Just A Minute blog

A blog on the BBC radio programme Just A Minute

Location: Wellington, New Zealand

February 10, 2007

Michael Palin on JAM

The Michael Palin Diaries 1969-1979 include a lengthy and very interesting account of his appearance as a guest on JAM. Strictly speaking it's a breach of copyright, but I thought it worthwhile offering it to the JAM fans as it is quite revealing.

Friday October 3rd 1975

At 5.15 arrived at the BBC's Paris Studio, which is not in Paris of course, but in Lower Regent Street, for recording of Just A Minute. A few people from the queue came up and asked me for an autograph, and there was my face on a display board outside. Inside the peculiarly non-festive air which the BBC (nad radio especially) has made its own. Everything from the colour of the walls and the design of the furniture to the doorman's uniform and the coffee-serving hatch seems designed to quell any lightness of spirit that you may have.
Then I met Clement Freud. He stared at me with those saucer-shaped, heavy-liffed eyes with an expression of just starightforward distaste that for a moment I thought he had just taken cyanide.
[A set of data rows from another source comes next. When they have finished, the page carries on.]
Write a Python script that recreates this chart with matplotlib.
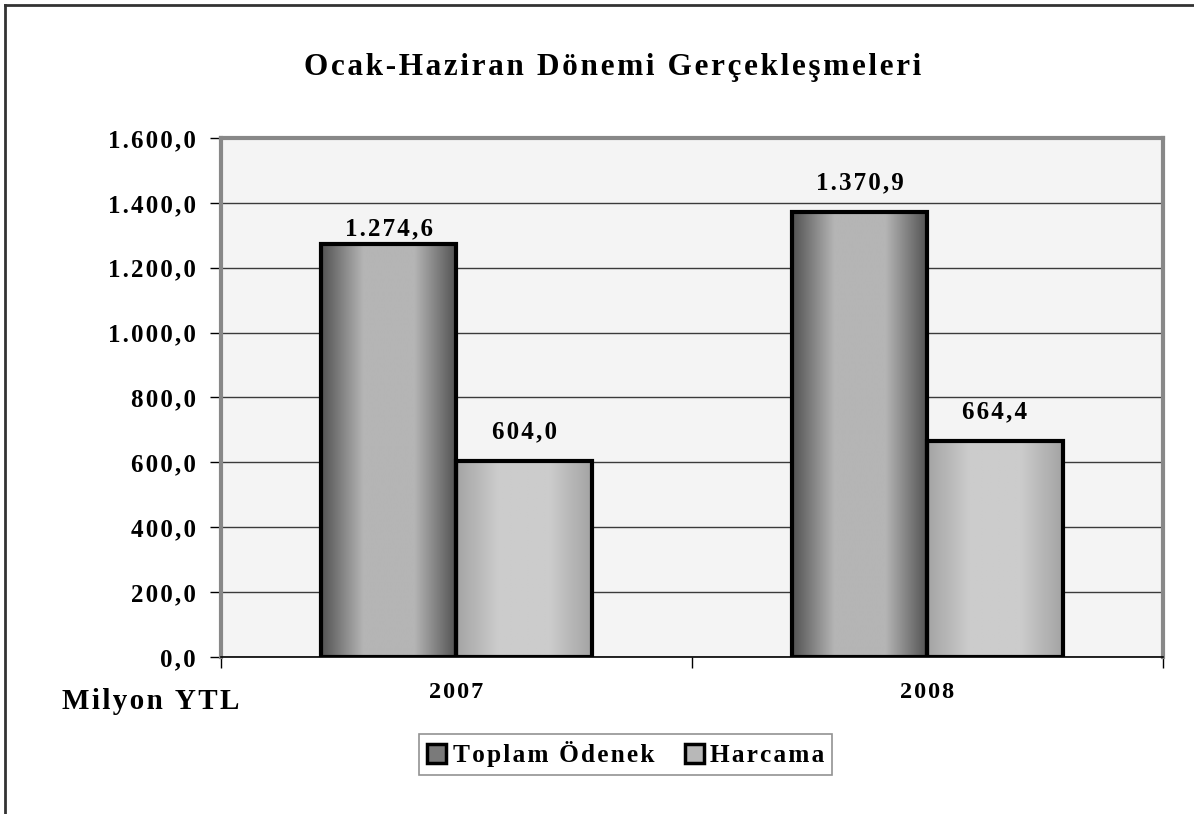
import matplotlib
matplotlib.use("Agg")
import matplotlib.pyplot as plt
import numpy as np
from matplotlib.lines import Line2D
from matplotlib.patches import Patch
from matplotlib.ticker import FuncFormatter

years = ["2007", "2008"]
series_names = ["Toplam Ödenek", "Harcama"]
toplam_odenek = [1274.6, 1370.9]
harcama = [604.0, 664.4]
y_ticks = [0, 200, 400, 600, 800, 1000, 1200, 1400, 1600]
title = "Ocak-Haziran Dönemi Gerçekleşmeleri"
unit_label = "Milyon YTL"

plt.rcParams["font.family"] = ["Liberation Serif", "DejaVu Serif"]
plt.rcParams["font.weight"] = "bold"

HS = "\u200a"  # hair space, fakes Excel's wide letter spacing


def spaced(s):
    return (HS + " " + HS).join(HS.join(word) for word in s.split(" "))


def tr_num(v):
    s = f"{v:,.1f}"
    return s.replace(",", "X").replace(".", ",").replace("X", ".")


def gradient(lo, hi, n=256):
    x = np.linspace(0, 1, n)
    # dark edges, light centre
    prof = np.clip((1 - np.abs(x - 0.5) / 0.5) * 1.6, 0, 1)
    return (lo + (hi - lo) * prof).reshape(1, -1)


fig = plt.figure(figsize=(11.94, 8.14), dpi=100)
ax = fig.add_axes([0.1851, 0.1929, 0.7889, 0.6376])
ax.set_facecolor("#f4f4f4")

x = np.arange(len(years))
w = 0.287
# (values, bar offset, gradient dark, gradient light, label gap in points per bar)
specs = [
    (toplam_odenek, -w / 2, 0.32, 0.71, [2, 13]),
    (harcama, w / 2, 0.64, 0.80, [13, 13]),
]
for vals, off, lo, hi, gaps in specs:
    bars = ax.bar(x + off, vals, width=w, facecolor="none", edgecolor="black",
                  linewidth=3, zorder=4)
    for b, v, g in zip(bars, vals, gaps):
        x0 = b.get_x()
        img = ax.imshow(gradient(lo, hi), cmap="gray", vmin=0, vmax=1,
                        extent=(x0, x0 + b.get_width(), 0, v), aspect="auto",
                        zorder=3, interpolation="bilinear")
        img.set_clip_path(b)
        ax.annotate(spaced(tr_num(v)), (x0 + b.get_width() / 2, v),
                    xytext=(0, g), textcoords="offset points",
                    ha="center", va="bottom", fontsize=18, fontweight="bold", zorder=5)

ax.set_xlim(-0.5, 1.5)
ax.set_ylim(0, 1600)
ax.set_yticks(y_ticks)
ax.yaxis.set_major_formatter(FuncFormatter(lambda v, p: spaced(tr_num(v))))
ax.grid(axis="y", color="#3a3a3a", linewidth=1, zorder=1)
ax.set_axisbelow(True)

ax.set_xticks([-0.5, 0.5, 1.5])
ax.set_xticklabels([])
ax.tick_params(axis="x", length=8, width=1, color="black")
ax.tick_params(axis="y", length=8, width=1, color="black", labelsize=18, pad=10)
for t in ax.get_yticklabels():
    t.set_fontweight("bold")

for side in ["top", "left", "right"]:
    ax.spines[side].set_color("#888888")
    ax.spines[side].set_linewidth(3)
ax.spines["bottom"].set_color("black")
ax.spines["bottom"].set_linewidth(1.2)

xform = ax.get_xaxis_transform()
for xi, yr in zip(x, years):
    ax.text(xi, -0.069, spaced(yr), transform=xform,
            ha="center", va="center", fontsize=17.5, fontweight="bold")

fig.text(0.0519, 0.1376, spaced(unit_label),
         ha="left", va="center", fontsize=21, fontweight="bold")

fig.text(0.5134, 0.9165, spaced(title),
         ha="center", va="center", fontsize=22.5, fontweight="bold")

handles = [
    Patch(facecolor="#7a7a7a", edgecolor="black", linewidth=2.5),
    Patch(facecolor="#b8b8b8", edgecolor="black", linewidth=2.5),
]
leg = fig.legend(handles, [spaced(n) for n in series_names], loc="center",
                 bbox_to_anchor=(0.524, 0.0731), ncol=2, fontsize=18.3,
                 frameon=True, fancybox=False, edgecolor="#777777",
                 handlelength=0.75, handleheight=0.75, handletextpad=0.25,
                 columnspacing=1.2, borderpad=0.3)
leg.get_frame().set_linewidth(1.2)
for t in leg.get_texts():
    t.set_fontweight("bold")

# outer chart border (top and left)
fig.add_artist(Line2D([5 / 1194, 1.0], [1 - 5 / 814] * 2, transform=fig.transFigure,
                      color="#333333", linewidth=2))
fig.add_artist(Line2D([5 / 1194] * 2, [0, 1 - 5 / 814], transform=fig.transFigure,
                      color="#333333", linewidth=2))

fig.savefig("out.png", dpi=100)
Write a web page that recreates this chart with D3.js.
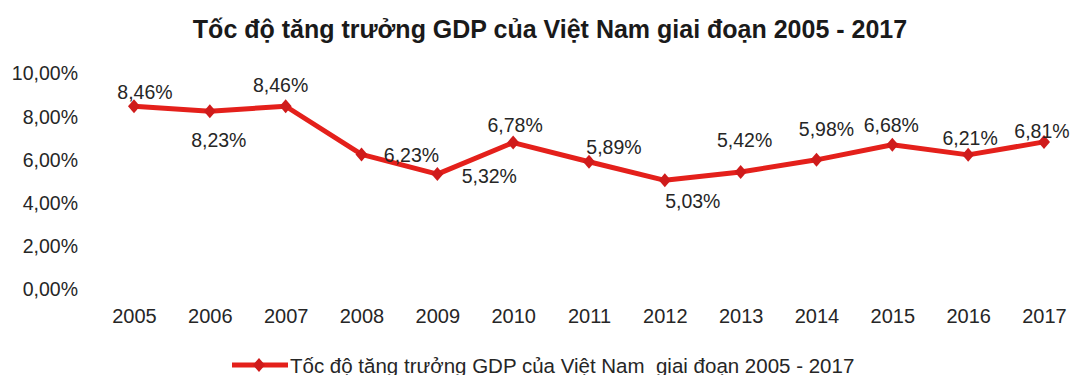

The producer, John Lloyd, a ray of light in the darkness that was rapidly closing in on me, hurriedly took my arm and led me aside as if to explain something about Clement. It was that he had a "thing" about smoking, and for some inexplicable reason I had just taken one of John's cigarettes. Still this blew over.
A depressingly half-full house filed quietly in, and at 5.45 the contestants - three regulars, Freud, Kenneth Williams, the rather forbiddingly authoritative Peter Jones, myself not exactly in my element any more - and quizmaster Nicholas Parsons were introduced to friendly applause and took our places at our desks. The three regulars have been playing the game together for five years, Williams and Freud for eight, and it shows. They are smooth and polished, they know when to ad-lib, when to bend the rules a little, and when to be cross with each other. I buzzed Clement when he was at full tilt, and when asked why, I apologised and said I was testing my buzzer. That's the only time I saw him smile in my direction.
The game became easier but I never mastered the technique of microphone-hogging which they have all perfected.
Before I knew it, two shows and about an hour and a half had passed and it was all over. I signed autographs. Peter was very kind to me, and complimentary, Freud I never saw again, and Nicholas was the only one to come round to the pub and drink with us. Us being myself, Douglas Adams, (who had recommended me to his friend the producer) and John Lloyd. They seemed to be quite pleased with me and Peter, as he left, said he would see me again on the show. I gather some guests manage it (Barry Took, Katharine Whitehorn) and some don't (Barry Cryer, Willy Rushton) and at least I wasn't considered among the don'ts.

I thought that was very interesting. Amd of course Michael Palin has not yet been asked to return, despite this indication he would have been keen. Maybe a suggestion for the next series, Ms Ghelani?